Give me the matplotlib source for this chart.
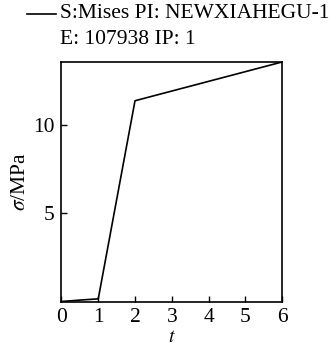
import matplotlib
matplotlib.use("Agg")
import matplotlib.pyplot as plt
from matplotlib.lines import Line2D

t = [0, 0.5, 1, 2, 6]
sigma = [0.0, 0.08, 0.15, 11.4, 13.6]
xticks = [0, 1, 2, 3, 4, 5, 6]
yticks = [5, 10]

plt.rcParams['font.family'] = ['Liberation Serif', 'DejaVu Serif']
plt.rcParams['mathtext.fontset'] = 'stix'

fig = plt.figure(figsize=(3.36, 3.47), dpi=100)
ax = fig.add_axes([61.5/336, 1 - 301.5/347, (282 - 61.5)/336, (301.5 - 62)/347])
ax.plot(t, sigma, color='black', lw=1.2)
ax.set_xlim(0, 6)
ax.set_ylim(0, 13.6)
ax.set_xticks(xticks)
ax.set_yticks(yticks)
ax.tick_params(direction='in', length=4, width=1, labelsize=15.5, pad=5)
for s in ax.spines.values():
    s.set_linewidth(1.2)
ax.set_xlabel('$t$', fontsize=14, labelpad=1)
ax.set_ylabel('$\\sigma$/MPa', fontsize=15.5, labelpad=2)

fig.add_artist(Line2D([27/336, 56/336], [1 - 14/347, 1 - 14/347], color='black', lw=1.2))
fig.text(60/336, 1 - 14/347, 'S:Mises PI: NEWXIAHEGU-1', fontsize=15.5, va='center', ha='left')
fig.text(60/336, 1 - 40/347, 'E: 107938 IP: 1', fontsize=15.5, va='center', ha='left')

fig.savefig('out.png', dpi=100)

* _DIRECTION_: Only the lines from the start of the material through the line containing "plt.rcParams['mathtext.fontset'] = 'stix'" should be transcribed. Pictures stay out.

* _TASK RESULT_:
Give me the matplotlib source for this chart.
import matplotlib
matplotlib.use("Agg")
import matplotlib.pyplot as plt
from matplotlib.lines import Line2D

t = [0, 0.5, 1, 2, 6]
sigma = [0.0, 0.08, 0.15, 11.4, 13.6]
xticks = [0, 1, 2, 3, 4, 5, 6]
yticks = [5, 10]

plt.rcParams['font.family'] = ['Liberation Serif', 'DejaVu Serif']
plt.rcParams['mathtext.fontset'] = 'stix'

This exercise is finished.